# My shop possum peed on my keyboard tonight.



## Pete_Jud (Feb 15, 2008)

I will have to go to goodwill and pickup an new to me usb keyboard in the am. Hate when this happens. She shorted it right out. Had to go to another computer in the house to post this. Had five keys that don't work now.


----------



## PurpLev (May 30, 2008)

hm… yeah, had some squirrels that liked to pee and poop on my jointer, compressor, DC, drill press… then they would go to my roll of shop towels and rip those to shreds…

as you can imagine - those few times I got to get in the garage, instead of woodworking, I was cleaning around (as if I don't have enough of that in the HOUSE).

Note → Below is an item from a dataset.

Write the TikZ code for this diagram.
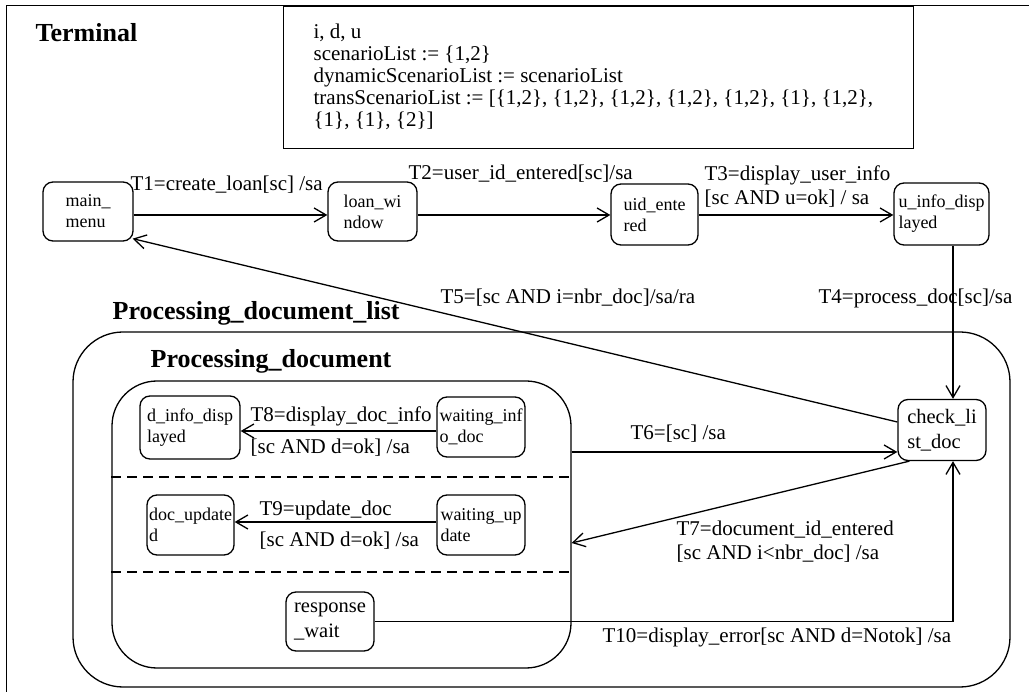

let you keyboard dry - you'll be surprised how it can work itself out of those situations  (don't ask me how I know)


----------



## ajosephg (Aug 25, 2008)

A possum? - shut the door man, LOL


----------



## SnowyRiver (Nov 14, 2008)

I agree with Dave…rinse it out good and let it dry. It may work fine.


----------



## Pete_Jud (Feb 15, 2008)

This is an aussie possum that the wife unit thought I needed to keep me companyl The cage is takeing up a lot of floor space but it looks like I will have to keep her for another 10 years, (average life span). She is a sugar glider, who knew a flying possum could be a good shop buddy. I named her Tarzali, after the town that I had a bush possum run across my foot on the deck of a treehouse that I rented on north Queensland AU.


----------



## whit (Jul 6, 2007)

I was going to suggest a .22. I didn't realize you were talking about a PET!! DOH!!!

Whit


----------



## swirt (Apr 6, 2010)

i suggest the alcohol rinse over the water rinse. Minerals in the water can make more keys stop working.


----------



## Dragonsrite (Feb 5, 2009)

I've used Windex & a tooth brush then hit 'em with the air compressor. As I recall there were two out of several hundred that failed after such treatment (used to work at a place that recycled computers & other electronics).


----------



## thefishingschool (Feb 20, 2010)

a possum…. i got a dog lol


----------



## reggiek (Jun 12, 2009)

Quite a humorous post. I don't believe I've seen an AU possum although I am sure they don't look anything like the American possum (kind of like a medium size, light tan, rat). The lil guys we have around here are mostly pests to the farmers and wine grape growers. They do alot of damage…and kill alot of chickens. I don't think anyone would keep these as pets…they can be quite nasty….I had to get rid of one my dog cornered….it kept trying to attack the shovel I was using to influence it's departure. So much for it "Playing Possum" (play dead) they are supposed to do. ROFL

Do these animals make good pets by the way? You folks have some interesting species down there.


----------



## m88k (Apr 26, 2010)

I'm sorry Pete, your signature says "Life is too short to own an ugly boat", but you keep a possum!?


----------



## miserybob (Jan 24, 2010)

Apparently, everything is cuter in Australia….


----------



## Howie (May 25, 2010)

I suggest drinking the alcohol and throwing out the keyboard(they are only a couple of bucks at goodwill) 
If it happens again, drink the alcohol and send the wife to goodwill and pick up a new keyboard.
If it happens again, send the wife for more alcohol,shoot the possum.


----------



## CharlieM1958 (Nov 7, 2006)

At first I thought this post was a joke but, presumably, the pernicious power of possum pee precludes the possibility of prevarication.


----------



## KentS (May 27, 2009)

Charlie--WOW!!!!!!!!!!!!


----------



## Pete_Jud (Feb 15, 2008)

The possum looks just like the upper picture. Her body is around 4 inches long, and the tail around 6. She just loves climbing around on the stacks of lumber. BTW, just got a new to me goodwill keyboard, 1.99 and it works fine.


----------



## roman (Sep 28, 2007)

Aussie possums are cute but those North American ones are stone cold ugly and they used to be a "southern" animal but now they are reaching Canada and the odd one can be found in my back yard.

i dont brake for them.


----------



## reggiek (Jun 12, 2009)

Pics are worth a thousand words…those pics above tell it all…funny how both animals are called possums but they are distinctly different in appearance. And Moron…I agree…the North American version is ugly and rat like….and you can see from the pic that they are not nice animals…My dogs like to chase them…and sometimes I have to shoot them when they get too nasty or find a way into the chicken coop (knock on wood here as the new coop I built has not been invaded yet.


----------



## roman (Sep 28, 2007)

I said a lie

if I miss them I brake

back up

and try again


----------